A few weeks ago I was swimming at the gym and a young girl (I’m guessing 8-years-old) stopped me and said, “If you want I can teach you how to swim so that you’ll actually lose weight.” After my initial embarrassment (because everyone in the pool heard), I laughed it off. I assumed that she thought I looked so awkward swimming that I was getting nothing out of it. And, I may be reading too much into it, but I think there is a valid discussion point here.
(Picture to left: Me, today with the body of someone an 8-year-old thinks should lose weight.)
I posted the comment on Facebook and told my classes about it. People had differing views but many were really upset. And it got me thinking about young girls and body image.
First of all, there is the good point that I wasn’t swimming to lose weight. I was training for a triathlon. And I swim because it’s good for my joints and keeps me running. Lots of people swim because they enjoy it. Losing weight is certainly not the only reason to do something active. And for many people won’t be enough incentive to keep them active.

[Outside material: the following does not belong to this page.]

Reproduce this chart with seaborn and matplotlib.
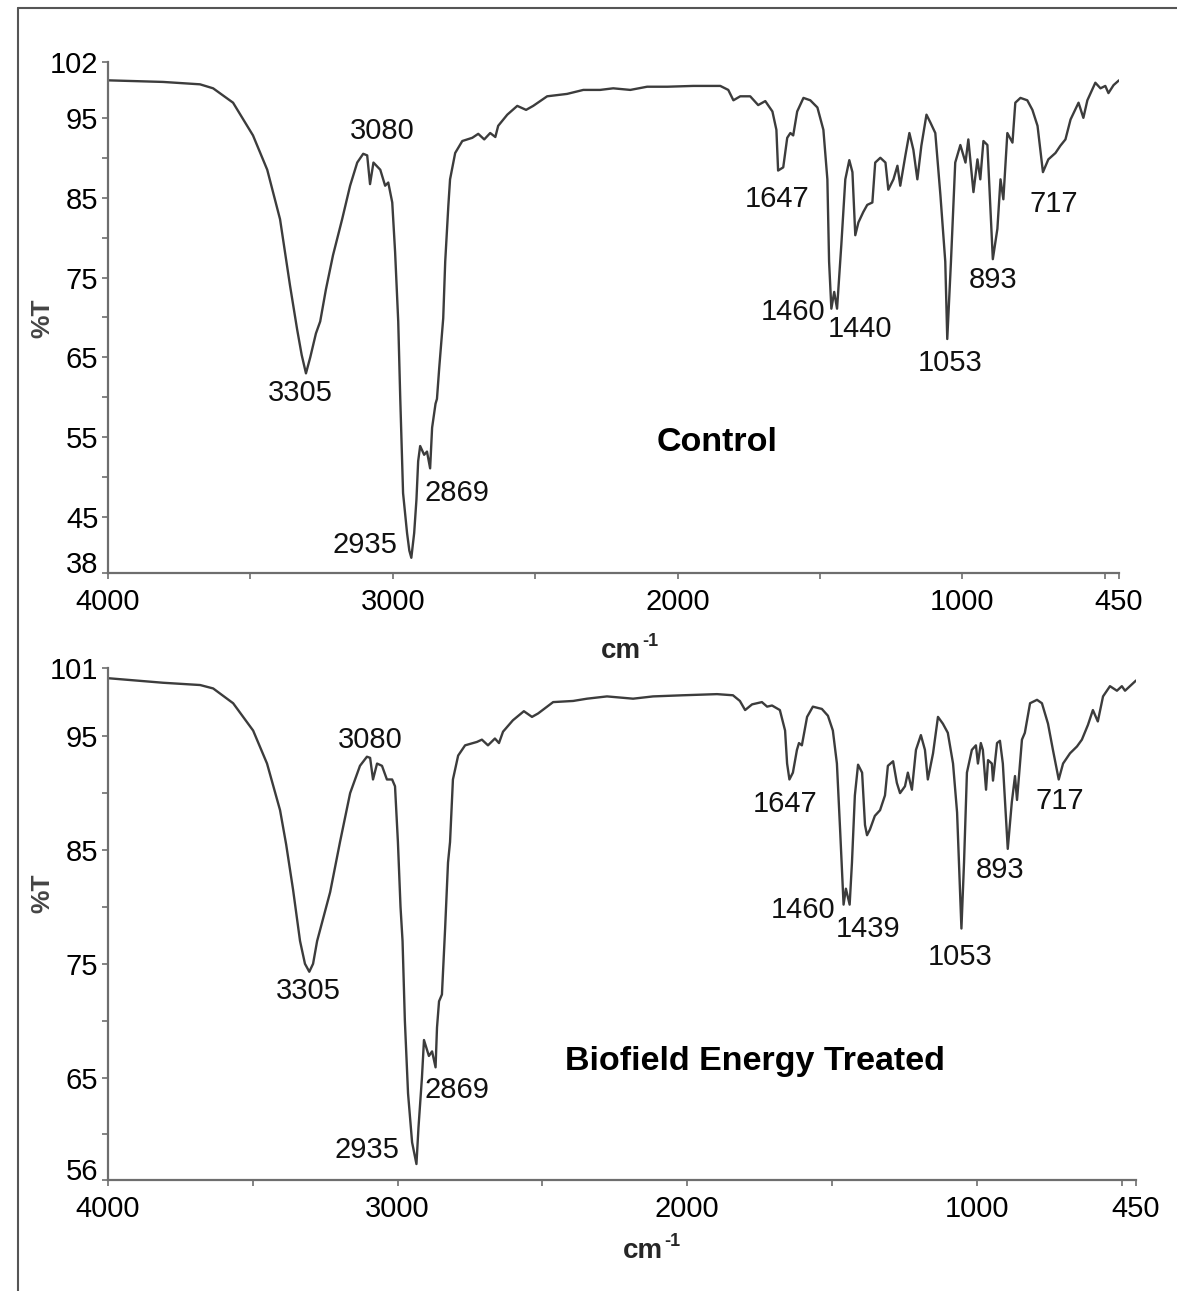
import matplotlib
matplotlib.use("Agg")
import matplotlib.pyplot as plt
import pandas as pd
import seaborn as sns
from matplotlib.lines import Line2D
from matplotlib.ticker import FixedLocator

# --- Control spectrum: wavenumber (cm-1) and %T
control_wn = [4000, 3807, 3677, 3631, 3561, 3491, 3441, 3396, 3361, 3336, 3320, 3305,
              3290, 3270, 3255, 3235, 3210, 3178, 3150, 3125, 3104, 3090, 3080, 3068,
              3044, 3027, 3016, 3002, 2992, 2981, 2974, 2964, 2950, 2942, 2935, 2925,
              2917, 2911, 2904, 2890, 2880, 2869, 2862, 2850, 2845, 2837, 2823, 2816,
              2805, 2799, 2781, 2756, 2721, 2700, 2679, 2658, 2640, 2630, 2598, 2563,
              2532, 2507, 2458, 2388, 2331, 2272, 2226, 2166, 2107, 2036, 1945, 1850,
              1822, 1804, 1780, 1745, 1717, 1692, 1667, 1653, 1647, 1629, 1615, 1604,
              1594, 1580, 1558, 1534, 1509, 1488, 1474, 1468, 1460, 1450, 1440, 1425,
              1411, 1397, 1386, 1376, 1365, 1348, 1334, 1316, 1306, 1288, 1270, 1260,
              1242, 1228, 1218, 1200, 1186, 1172, 1158, 1144, 1126, 1112, 1095, 1077,
              1060, 1053, 1040, 1025, 1007, 989, 979, 961, 947, 937, 926, 912, 902,
              893, 877, 866, 856, 842, 824, 814, 796, 772, 754, 736, 717, 698, 673,
              656, 638, 620, 592, 575, 561, 533, 515, 498, 487, 469, 450]
control_t = [99.7, 99.5, 99.2, 98.7, 96.9, 92.8, 88.5, 82.3, 74.0, 68.5, 65.3, 63.0,
             65.0, 68.0, 69.5, 73.5, 77.8, 82.3, 86.5, 89.4, 90.5, 90.3, 86.7, 89.4,
             88.5, 86.5, 86.9, 84.4, 78.2, 69.5, 60.0, 48.0, 43.0, 40.8, 39.9, 43.0,
             47.2, 52.0, 53.9, 52.8, 53.2, 51.1, 56.2, 59.2, 59.8, 63.7, 69.9, 77.0,
             84.0, 87.3, 90.6, 92.1, 92.5, 93.0, 92.3, 93.1, 92.6, 94.0, 95.4, 96.5,
             96.0, 96.5, 97.7, 98.0, 98.5, 98.5, 98.7, 98.5, 98.9, 98.9, 99.0, 99.0,
             98.5, 97.2, 97.7, 97.7, 96.6, 97.1, 95.8, 93.5, 88.4, 88.8, 92.5, 93.1,
             92.8, 95.8, 97.5, 97.2, 96.3, 93.5, 87.3, 77.0, 71.1, 73.2, 71.1, 79.1,
             87.3, 89.7, 88.2, 80.3, 81.9, 83.2, 84.1, 84.4, 89.4, 90.0, 89.4, 86.0,
             87.3, 89.0, 86.5, 90.3, 93.1, 91.0, 87.3, 91.5, 95.4, 94.4, 93.1, 85.3,
             77.0, 67.3, 77.0, 89.4, 91.6, 89.4, 92.3, 85.7, 89.8, 87.3, 92.1, 91.6, 84.0,
             77.3, 81.1, 87.3, 84.8, 93.1, 91.9, 96.9, 97.5, 97.2, 96.0, 94.0, 88.2, 89.8, 90.6,
             91.5, 92.3, 94.8, 96.9, 95.0, 97.2, 99.4, 98.7, 99.0, 98.1, 99.1, 99.7]

# --- Biofield Energy Treated spectrum
treated_wn = [4000, 3810, 3682, 3637, 3568, 3499, 3451, 3406, 3385, 3361, 3337, 3320,
              3305, 3292, 3278, 3233, 3199, 3164, 3130, 3106, 3095, 3085, 3071, 3054,
              3037, 3019, 3009, 2999, 2990, 2983, 2975, 2964, 2950, 2935, 2928, 2916,
              2909, 2892, 2881, 2869, 2864, 2857, 2847, 2836, 2826, 2819, 2809, 2791,
              2767, 2726, 2709, 2688, 2664, 2650, 2636, 2602, 2564, 2536, 2515, 2463,
              2394, 2346, 2277, 2187, 2118, 2015, 1897, 1842, 1818, 1800, 1776, 1742,
              1724, 1707, 1680, 1662, 1655, 1647, 1635, 1621, 1614, 1604, 1586, 1566,
              1535, 1514, 1497, 1483, 1472, 1460, 1452, 1439, 1431, 1421, 1410, 1396,
              1386, 1379, 1369, 1352, 1334, 1317, 1307, 1289, 1276, 1265, 1248, 1238,
              1224, 1210, 1193, 1179, 1169, 1151, 1134, 1117, 1100, 1082, 1068, 1053,
              1044, 1034, 1017, 1003, 996, 986, 979, 968, 961, 948, 944, 930, 920, 910,
              893, 879, 868, 861, 844, 834, 816, 792, 775, 754, 737, 717, 702, 678, 654,
              637, 616, 599, 582, 564, 540, 516, 499, 488, 450]
treated_t = [100.1, 99.7, 99.5, 99.2, 97.9, 95.5, 92.6, 88.5, 85.5, 81.5, 77.0, 75.0,
             74.3, 75.0, 77.0, 81.3, 85.7, 90.0, 92.4, 93.2, 93.1, 91.2, 92.6, 92.4,
             91.2, 91.2, 90.6, 85.7, 80.0, 77.0, 70.0, 63.6, 59.3, 57.4, 60.6, 65.0,
             68.3, 66.9, 67.3, 65.9, 69.4, 71.7, 72.3, 78.1, 83.9, 85.7, 91.2, 93.3,
             94.2, 94.5, 94.7, 94.2, 94.8, 94.4, 95.4, 96.4, 97.2, 96.7, 97.0, 98.0,
             98.1, 98.3, 98.5, 98.3, 98.5, 98.6, 98.7, 98.6, 98.1, 97.3, 97.8, 98.0,
             97.6, 97.7, 97.3, 95.5, 92.6, 91.2, 91.8, 93.8, 94.4, 94.2, 96.7, 97.6,
             97.4, 96.8, 95.5, 92.6, 86.8, 80.2, 81.6, 80.2, 83.9, 89.8, 92.5, 91.8,
             87.2, 86.3, 86.8, 88.0, 88.5, 89.8, 92.4, 92.8, 90.9, 90.0, 90.6, 91.8,
             90.3, 93.8, 95.1, 93.8, 91.2, 93.5, 96.7, 96.1, 95.3, 92.6, 88.3, 78.1,
             83.9, 91.8, 93.8, 94.2, 92.6, 94.4, 93.8, 90.3, 92.9, 92.6, 91.1, 94.4, 94.6, 92.6,
             85.1, 89.2, 91.5, 89.4, 94.7, 95.3, 97.9, 98.2, 97.9, 96.1, 93.8, 91.2, 92.6, 93.5, 94.1,
             94.7, 96.0, 97.3, 96.3, 98.5, 99.4, 99.0, 99.4, 99.0, 99.9]

# peak annotations (text, x, y in data units)
control_peaks = ["3080", "3305", "2935", "2869", "1647", "1460", "1440", "1053", "893", "717"]
control_peak_x = [3037, 3326, 3097, 2774, 1650, 1594, 1358, 1042, 891, 680]
control_peak_y = [93.4, 60.5, 41.5, 48.0, 84.8, 70.7, 68.5, 64.3, 74.7, 84.2]

treated_peaks = ["3080", "3305", "2935", "2869", "1647", "1460", "1439", "1053", "893", "717"]
treated_peak_x = [3095, 3309, 3106, 2795, 1662, 1600, 1376, 1058, 920, 713]
treated_peak_y = [94.7, 72.6, 58.6, 63.9, 89.0, 79.7, 78.1, 75.6, 83.2, 89.3]

x_ticks = [4000, 3000, 2000, 1000, 450]
x_minor = [3500, 2500, 1500, 500]
control_yticks = [38, 45, 55, 65, 75, 85, 95, 102]
control_yminor = [50, 60, 70, 80, 90]
treated_yticks = [56, 65, 75, 85, 95, 101]
treated_yminor = [60, 70, 80, 90]

sns.set_style("ticks")
plt.rcParams["font.family"] = ["Liberation Sans", "DejaVu Sans"]

LINE = "#3c3c3c"
AXC = "#6e6e6e"
NUM_SIZE = 21

fig = plt.figure(figsize=(11.77, 12.91), dpi=100)
ax_top = fig.add_axes([0.0918, 0.5562, 0.8589, 0.3958])
ax_bot = fig.add_axes([0.0918, 0.0860, 0.8734, 0.3966])

panels = [
    (ax_top, control_wn, control_t, (38, 102), control_yticks, control_yminor,
     control_peaks, control_peak_x, control_peak_y, "Control", (1861, 54.3)),
    (ax_bot, treated_wn, treated_t, (56, 101), treated_yticks, treated_yminor,
     treated_peaks, treated_peak_x, treated_peak_y, "Biofield Energy Treated", (1766, 66.4)),
]

for ax, wn, tr, ylim, yt, ym, labels, lx, ly, title, tpos in panels:
    df = pd.DataFrame({"wn": wn, "T": tr})
    sns.lineplot(data=df, x="wn", y="T", sort=False, ax=ax, color=LINE, linewidth=1.7)
    ax.set_xlim(4000, 450)
    ax.set_ylim(*ylim)
    ax.set_xticks(x_ticks)
    ax.set_xticklabels([str(v) for v in x_ticks])
    ax.xaxis.set_minor_locator(FixedLocator(x_minor))
    ax.set_yticks(yt)
    ax.set_yticklabels([str(v) for v in yt])
    ax.yaxis.set_minor_locator(FixedLocator(ym))
    ax.set_xlabel("")
    ax.set_ylabel("")
    for s in ["top", "right"]:
        ax.spines[s].set_visible(False)
    for s in ["left", "bottom"]:
        ax.spines[s].set_color(AXC)
        ax.spines[s].set_linewidth(1.6)
    ax.tick_params(which="both", direction="out", length=4, width=1.2, color=AXC)
    ax.tick_params(axis="y", which="major", labelsize=NUM_SIZE, pad=3, labelcolor="black")
    ax.tick_params(axis="x", which="major", labelsize=NUM_SIZE, pad=7, labelcolor="black")
    # lowest y label sits just above the x axis, as in the original
    ax.get_yticklabels()[0].set_verticalalignment("baseline")
    for txt, x, y in zip(labels, lx, ly):
        ax.text(x, y, txt, ha="center", va="center", fontsize=NUM_SIZE, color="#111111")
    ax.text(tpos[0], tpos[1], title, ha="center", va="center", fontsize=24.5,
            fontweight="bold", color="black")

# axis titles
for ybase, xr, ytxt in [(0.4903, 0.5446, 0.7537), (0.0256, 0.5633, 0.3083)]:
    fig.text(xr, ybase, "cm", ha="right", va="baseline", fontsize=20, fontweight="bold")
    fig.text(xr + 0.001, ybase + 0.0093, "-1", ha="left", va="baseline", fontsize=13,
             fontweight="bold")
    fig.text(0.0357, ytxt, "%T", rotation=90, ha="center", va="center", fontsize=19,
             fontweight="bold", color="#444444")

# outer frame (left and top edges visible)
bx, by = 18 / 1177, 1 - 8 / 1291
fig.add_artist(Line2D([bx, bx], [0, by], color="#555555", linewidth=1.5))
fig.add_artist(Line2D([bx, 1], [by, by], color="#555555", linewidth=1.5))

fig.savefig("out.png", dpi=100)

But what did bother me is that this little girl, who did not appear to have a weight problem thought I did. (Only I’m allowed to think that…kidding.) I’m no Victoria Secret model, but I’m pretty sure no one I know would suggest I lose weight. I’m 5’4” and 135 pounds. My waist is 28 ½ inches (I didn’t know that off the cuff; I had to measure just now.) I’m reasonably muscular. That’s not to say that I don’t have fat on my body. I do, and could I lose some? >Sure, but I don’t need to lose weight. Wanting and needing to lose weight are two different things.
I do think it’s important to teach kids to be healthy and find types of movement they enjoy to help keep them active. Research is clear: the body wants to move and physical activity makes for healthier, happier people. There is ZERO debate on that topic. I think if you have a child who is struggling with obesity it is a hard topic you need to discuss with them. And the whole family probably needs to make changes to help and encourage that child without making them feel bad.
We need to encourage kids to be healthy and active, not skinny. Skinny and healthy are not synonymous. I don’t mean to be a snob, and I don’t have the best body image (I’d be lying if I told you I wouldn’t like to lose about five pounds), but I’m not overweight and there is something wrong with a young girl thinking I am. Her perspective is warped. And I worry for her own self-worth and value and current or future food issues as much as I do when I see a really hefty child. Being too skinny can be just as unhealthy as being too heavy. Being obsessed with being skinny can make your life miserable. I’m a woman, trust me. I know I have wasted far too many hours wanting to be thinner. And though we do have an obesity epidemic, we also have a number of young people, particularly girls with eating disorders.
It is vital that we get the goal of young girls to be about health and not about how skinny they are. Because really, if you value yourself by your weight, not your intelligence, capabilities, or kindness, what are you valuing—not much at all. Motivate young girls to be active and you empower them. Motivate young girls to be skinny and you diminish them.